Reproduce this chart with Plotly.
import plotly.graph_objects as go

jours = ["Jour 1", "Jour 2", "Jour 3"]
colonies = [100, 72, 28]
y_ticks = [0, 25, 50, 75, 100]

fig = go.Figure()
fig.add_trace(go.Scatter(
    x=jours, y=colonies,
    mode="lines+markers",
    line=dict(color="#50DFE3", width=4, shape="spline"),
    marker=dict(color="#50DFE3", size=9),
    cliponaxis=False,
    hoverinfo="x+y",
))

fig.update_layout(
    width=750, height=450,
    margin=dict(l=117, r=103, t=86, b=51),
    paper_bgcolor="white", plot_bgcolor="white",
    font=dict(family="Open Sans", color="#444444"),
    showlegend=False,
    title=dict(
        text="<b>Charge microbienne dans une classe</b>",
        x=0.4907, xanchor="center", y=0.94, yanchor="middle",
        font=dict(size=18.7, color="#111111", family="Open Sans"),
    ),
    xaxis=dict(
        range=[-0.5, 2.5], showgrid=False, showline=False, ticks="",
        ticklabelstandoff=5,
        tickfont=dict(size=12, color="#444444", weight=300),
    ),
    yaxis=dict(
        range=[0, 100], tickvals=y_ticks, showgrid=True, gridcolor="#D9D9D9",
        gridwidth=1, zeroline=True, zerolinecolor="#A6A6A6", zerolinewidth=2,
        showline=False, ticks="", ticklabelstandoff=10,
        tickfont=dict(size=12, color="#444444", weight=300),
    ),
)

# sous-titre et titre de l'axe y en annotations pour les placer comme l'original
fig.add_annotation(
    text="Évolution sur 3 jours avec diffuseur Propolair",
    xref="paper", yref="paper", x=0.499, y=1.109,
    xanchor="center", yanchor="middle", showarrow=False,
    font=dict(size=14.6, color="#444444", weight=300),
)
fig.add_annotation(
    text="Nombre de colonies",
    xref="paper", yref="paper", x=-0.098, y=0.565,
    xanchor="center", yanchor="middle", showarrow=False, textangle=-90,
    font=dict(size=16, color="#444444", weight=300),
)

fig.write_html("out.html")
● ● ● ●
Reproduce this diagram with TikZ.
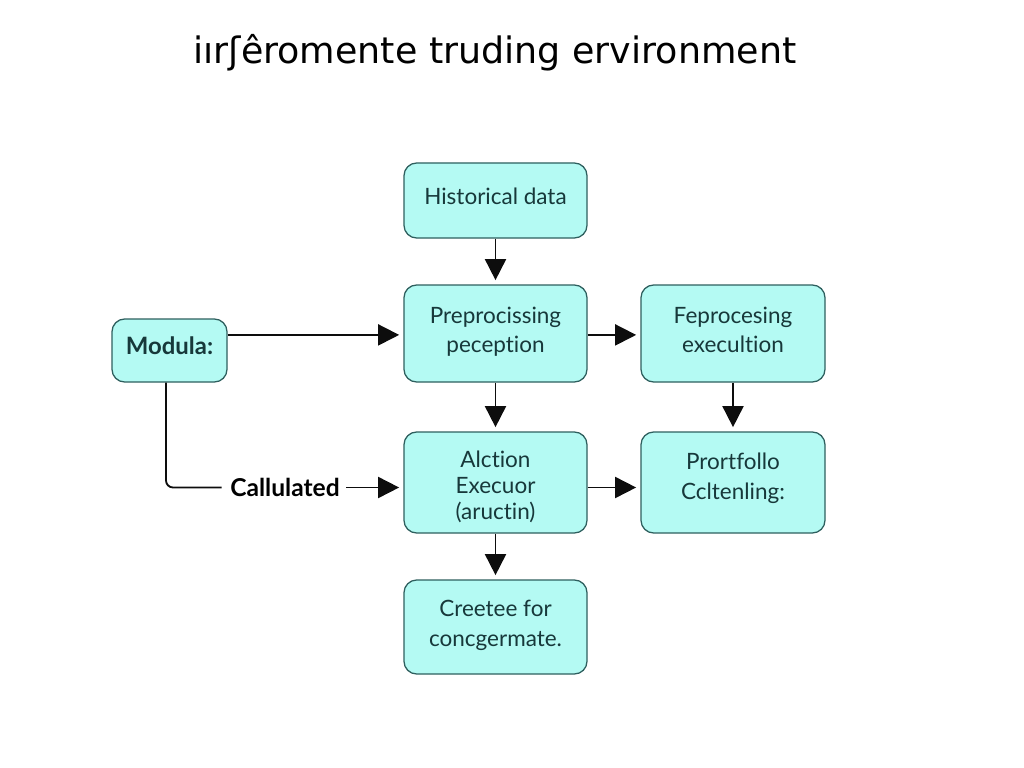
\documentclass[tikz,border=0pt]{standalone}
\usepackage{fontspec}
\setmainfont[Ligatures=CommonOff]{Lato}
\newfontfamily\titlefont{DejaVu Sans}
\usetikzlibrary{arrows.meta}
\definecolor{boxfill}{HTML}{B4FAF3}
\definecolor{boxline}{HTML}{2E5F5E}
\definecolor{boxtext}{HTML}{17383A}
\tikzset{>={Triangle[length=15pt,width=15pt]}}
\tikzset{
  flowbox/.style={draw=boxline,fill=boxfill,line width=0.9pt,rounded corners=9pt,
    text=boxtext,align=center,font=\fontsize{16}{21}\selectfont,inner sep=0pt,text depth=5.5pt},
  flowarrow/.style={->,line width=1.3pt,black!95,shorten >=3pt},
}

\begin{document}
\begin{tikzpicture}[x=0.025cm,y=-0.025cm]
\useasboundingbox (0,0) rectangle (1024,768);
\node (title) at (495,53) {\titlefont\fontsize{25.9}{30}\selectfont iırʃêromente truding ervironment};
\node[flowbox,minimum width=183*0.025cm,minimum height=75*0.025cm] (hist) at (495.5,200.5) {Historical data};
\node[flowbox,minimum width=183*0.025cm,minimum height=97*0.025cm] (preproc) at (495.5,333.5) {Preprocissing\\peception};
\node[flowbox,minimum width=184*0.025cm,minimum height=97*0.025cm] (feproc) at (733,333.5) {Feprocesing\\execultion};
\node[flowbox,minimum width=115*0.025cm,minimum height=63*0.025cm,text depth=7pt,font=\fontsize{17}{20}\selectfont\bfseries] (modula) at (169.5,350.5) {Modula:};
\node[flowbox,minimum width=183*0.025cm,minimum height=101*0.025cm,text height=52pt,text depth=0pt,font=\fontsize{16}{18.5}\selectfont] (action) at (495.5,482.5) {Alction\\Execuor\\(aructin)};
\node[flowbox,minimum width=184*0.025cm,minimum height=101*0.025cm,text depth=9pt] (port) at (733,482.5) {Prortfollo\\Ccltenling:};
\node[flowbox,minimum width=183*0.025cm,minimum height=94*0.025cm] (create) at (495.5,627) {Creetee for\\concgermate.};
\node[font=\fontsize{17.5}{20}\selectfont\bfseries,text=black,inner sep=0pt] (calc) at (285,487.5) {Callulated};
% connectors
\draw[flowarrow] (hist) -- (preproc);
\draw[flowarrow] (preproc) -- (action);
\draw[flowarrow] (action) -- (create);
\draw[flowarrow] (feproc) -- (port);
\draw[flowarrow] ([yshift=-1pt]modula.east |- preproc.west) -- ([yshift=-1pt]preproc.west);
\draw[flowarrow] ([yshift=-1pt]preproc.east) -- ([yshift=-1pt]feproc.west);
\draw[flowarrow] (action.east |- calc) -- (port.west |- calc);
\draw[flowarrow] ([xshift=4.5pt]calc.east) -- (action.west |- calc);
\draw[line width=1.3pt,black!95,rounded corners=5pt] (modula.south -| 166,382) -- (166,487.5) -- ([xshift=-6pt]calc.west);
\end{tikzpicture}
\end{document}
● ● ● ●
### GIVEN REQUEST
Quote exactly the lines running from the line with "Reproduce this chart with Plotly." through the line with "y_ticks = [0, 25, 50, 75, 100]", both ends included, and nothing more.

### ANSWER FOR THIS EXERCISE
Reproduce this chart with Plotly.
import plotly.graph_objects as go

jours = ["Jour 1", "Jour 2", "Jour 3"]
colonies = [100, 72, 28]
y_ticks = [0, 25, 50, 75, 100]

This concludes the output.